The University of Richmond (UR) and Virginia Commonwealth University (VCU) are again partnering to bring the largest French Film Festival outside of France to Richmond, Virginia.
Attending the largest French Film Festival in the US and hobnobbing with the over 40 French directors and stars who present their new films would seem enough in itself for an intensive, cultural French experience. And yet, the UR and VCU 21st French Film Festival has even more surprises this year to keep its 20,000-plus spectators, who come from throughout the country, in awe and wanting more each year.
Last year, the campus of the University of Richmond hosted an academic and professional first in the history of French film in the US. The synergy of the cutting-edge presentations and discussions during the special three-day symposium on French film, sponsored by UR, VCU, the National Endowment for the Humanities, and the Richard Lounsbery Foundation, had such an impact that renown cinematographer Pierre-William Glenn felt and captured its importance in a new documentary, To Be Twenty in Richmond, which will open the Festival on the evening of March 21.
Carrying forward last year's symposium on creativity, art, technology, film, and humanity, a special master class with the close collaborators of director Bertrand Tavernier will be held in the Urkop auditorium on the UR campus, an event sponsored by the 2013 Tucker-Boatwright Festival of Film. A second master class with Marc Nicolas, General Director of La Fémis, the world's leading film school, will take place the morning of March 22 in the VCU Grace Street Theatre, where Nicolas will explore the cultural, social, industrial, and political factors in both US and French film industries during his lecture "Cinema and the State: France and the US."
All 31 feature and short films of the UR and VCU Festival will be screened in the historic Byrd Theatre in Carytown. All films have English subtitles.
How do you top last year's unannounced surprise world première screening of Georges Méliès' re-discovered and digitally re-mastered The Adventures of Robinson Crusoe complete with
bonimenteur and accompaniment by the Mighty Wurlitzer?
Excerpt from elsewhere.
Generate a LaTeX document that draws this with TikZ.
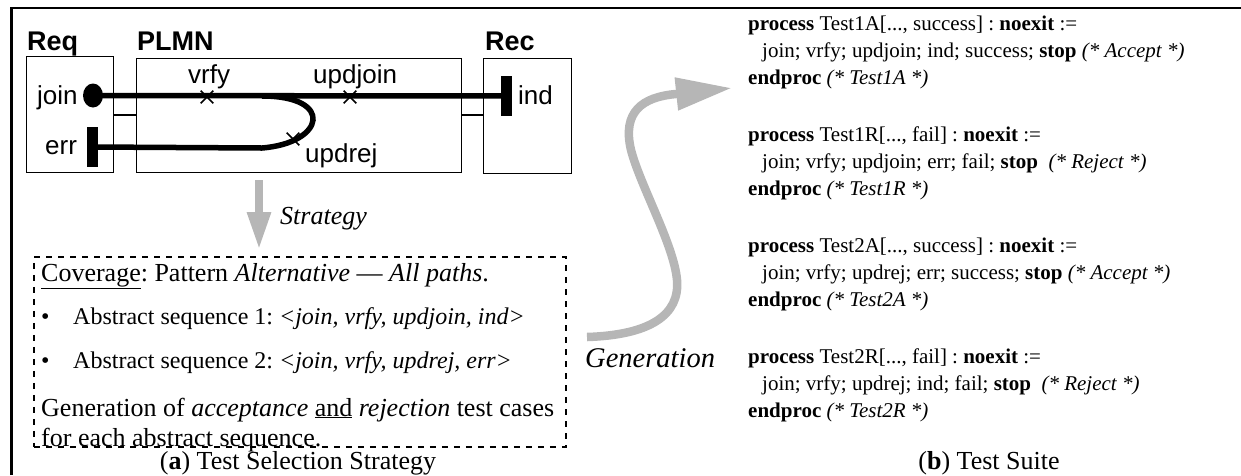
\documentclass[tikz,border=0pt]{standalone}
\usepackage{fontspec}
\setmainfont{Liberation Serif}
\setsansfont{Liberation Sans}
\usetikzlibrary{arrows.meta,shapes.misc,shapes.geometric}
\definecolor{arrowgray}{RGB}{182,182,182}
\newcommand{\fs}[1]{\fontsize{#1}{#1}\selectfont}
\frenchspacing

\begin{document}
\begin{tikzpicture}[x=1pt,y=-1pt,
  box/.style={draw,line width=1.4pt,rectangle,inner sep=0pt,anchor=north west},
  link/.style={line width=1.4pt},
  trace/.style={line width=5.5pt},
  xmark/.style={cross out,draw,line width=1.6pt,minimum size=11pt,inner sep=0pt},
  bar/.style={fill=black,inner sep=0pt,minimum width=11pt,minimum height=40pt},
  lbl/.style={font=\sffamily\fs{26},inner sep=0pt,anchor=base west},
  title/.style={font=\sffamily\bfseries\fs{27},inner sep=0pt,anchor=base west},
  txt/.style={font=\fs{26},inner sep=0pt,anchor=base west},
  seq/.style={font=\fs{24},inner sep=0pt,anchor=base west},
  code/.style={font=\fs{21},inner sep=0pt,anchor=base west},
  bigarrow/.style={draw=arrowgray,line width=8.5pt},
]
\useasboundingbox (0,0) rectangle (1241,475);

% outer frame (left and top rules)
\draw[line width=2.4pt] (11.5,475) -- (11.5,8) -- (1241,8);

% ---- (a) architecture ----
\node[box,minimum width=87pt,minimum height=116pt] (req) at (26,56) {};
\node[box,minimum width=325pt,minimum height=114pt] (plmn) at (136,58) {};
\node[box,minimum width=88pt,minimum height=115pt] (rec) at (483,58) {};

\node[title] (reqt) at (27,50) {Req};
\node[title] (plmnt) at (137,50) {PLMN};
\node[title] (rect) at (485,50) {Rec};

\coordinate (lvl) at (0,115);
\draw[link] (req.east |- lvl) -- (plmn.west |- lvl);
\draw[link] (plmn.east |- lvl) -- (rec.west |- lvl);

\node[bar] (errbar) at (92.5,147) {};
\node[bar] (indbar) at (506.5,96) {};
\node[ellipse,fill=black,inner sep=0pt,minimum width=20pt,minimum height=24pt] (joinpt) at (93,95.5) {};

\draw[trace] (joinpt.center) -- (indbar.center);
\coordinate (blo) at (262,148);
\coordinate (bhi) at (262,96);
\draw[trace] (errbar.center) -- (blo) .. controls (325,143) and (335,96) .. (bhi);

\node[xmark] (xv) at (207,97) {};
\node[xmark] (xu) at (350,97) {};
\node[xmark] (xr) at (293,139) {};

\node[lbl] (joinl) at (37,104) {join};
\node[lbl] (errl) at (45,154) {err};
\node[lbl] (indl) at (518,104) {ind};
\node[lbl] (vrfyl) at (188,83) {vrfy};
\node[lbl] (updjl) at (313,83) {updjoin};
\node[lbl] (updrl) at (305,162) {updrej};

% ---- strategy box ----
\node[draw,line width=1.5pt,dash pattern=on 6pt off 6pt,anchor=north west,
      minimum width=532pt,minimum height=190pt,inner sep=0pt] (strat) at (33,256) {};

\coordinate (sx) at (259,0);
\draw[bigarrow,-{Triangle[length=38pt,width=22pt]},shorten <=7pt,shorten >=6pt]
  (plmn.south -| sx) -- (strat.north -| sx);
\node[font=\itshape\fs{26},inner sep=0pt,anchor=base west] (stratl) at (280,224) {Strategy};

\node[txt] (cov) at (41,281) {\underline{Coverage}: Pattern \textit{Alternative} --- \textit{All paths}.};
\node[seq] (b1) at (41,324) {\textbullet};
\node[seq] (s1) at (73,324) {Abstract sequence 1: \textit{<join, vrfy, updjoin, ind>}};
\node[seq] (b2) at (41,368) {\textbullet};
\node[seq] (s2) at (73,368) {Abstract sequence 2: \textit{<join, vrfy, updrej, err>}};
\node[txt] (gen1) at (41,416) {Generation of \textit{acceptance} \underline{and} \textit{rejection} test cases};
\node[txt] (gen2) at (41,446) {for each abstract sequence.};

\node[txt,anchor=base] (capa) at (298,469) {(\textbf{a}) Test Selection Strategy};

% ---- generation arrow ----
\coordinate (gtail) at (587,337);
\coordinate (ghb) at (676,94);
\coordinate (gtip) at (732,88);
\draw[bigarrow,-{Triangle[length=56pt,width=31pt]}]
  (gtail) .. controls (650,335) and (680,315) .. (677,280)
  .. controls (674,245) and (640,185) .. (631,150)
  .. controls (622,112) and (642,97) .. (ghb) -- (gtip);
\node[font=\itshape\fs{28.5},inner sep=0pt,anchor=base west] (genl) at (585,367) {Generation};

% ---- (b) test suite ----
\node[code] (p1a) at (748,30) {\textbf{process} Test1A[..., success] : \textbf{noexit} :=};
\node[code] (p1b) at (762,57) {join; vrfy; updjoin; ind; success; \textbf{stop} \textit{(* Accept *)}};
\node[code] (p1c) at (748,84) {\textbf{endproc} \textit{(* Test1A *)}};

\node[code] (p2a) at (748,141) {\textbf{process} Test1R[..., fail] : \textbf{noexit} :=};
\node[code] (p2b) at (762,168) {join; vrfy; updjoin; err; fail; \textbf{stop}\ \ \textit{(* Reject *)}};
\node[code] (p2c) at (748,195) {\textbf{endproc} \textit{(* Test1R *)}};

\node[code] (p3a) at (748,252) {\textbf{process} Test2A[..., success] : \textbf{noexit} :=};
\node[code] (p3b) at (762,279) {join; vrfy; updrej; err; success; \textbf{stop} \textit{(* Accept *)}};
\node[code] (p3c) at (748,306) {\textbf{endproc} \textit{(* Test2A *)}};

\node[code] (p4a) at (748,363) {\textbf{process} Test2R[..., fail] : \textbf{noexit} :=};
\node[code] (p4b) at (762,390) {join; vrfy; updrej; ind; fail; \textbf{stop}\ \ \textit{(* Reject *)}};
\node[code] (p4c) at (748,417) {\textbf{endproc} \textit{(* Test2R *)}};

\node[txt,anchor=base] (capb) at (989,469) {(\textbf{b}) Test Suite};
\end{tikzpicture}
\end{document}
Well, the Cinémathèque Française and the UR and VCU French Film Festival partner together again to bring the North American premiere of the once lost but now fully restored one-hour cinematic extravaganza
Phono-Cinema-Theater, created in 1900 for the Universal Exposition in Paris. See, hear, and experience the interplay of sound, music, and drama, including a special appearance just for the occasion by Sarah Bernhardt , decades before the talkies even begin.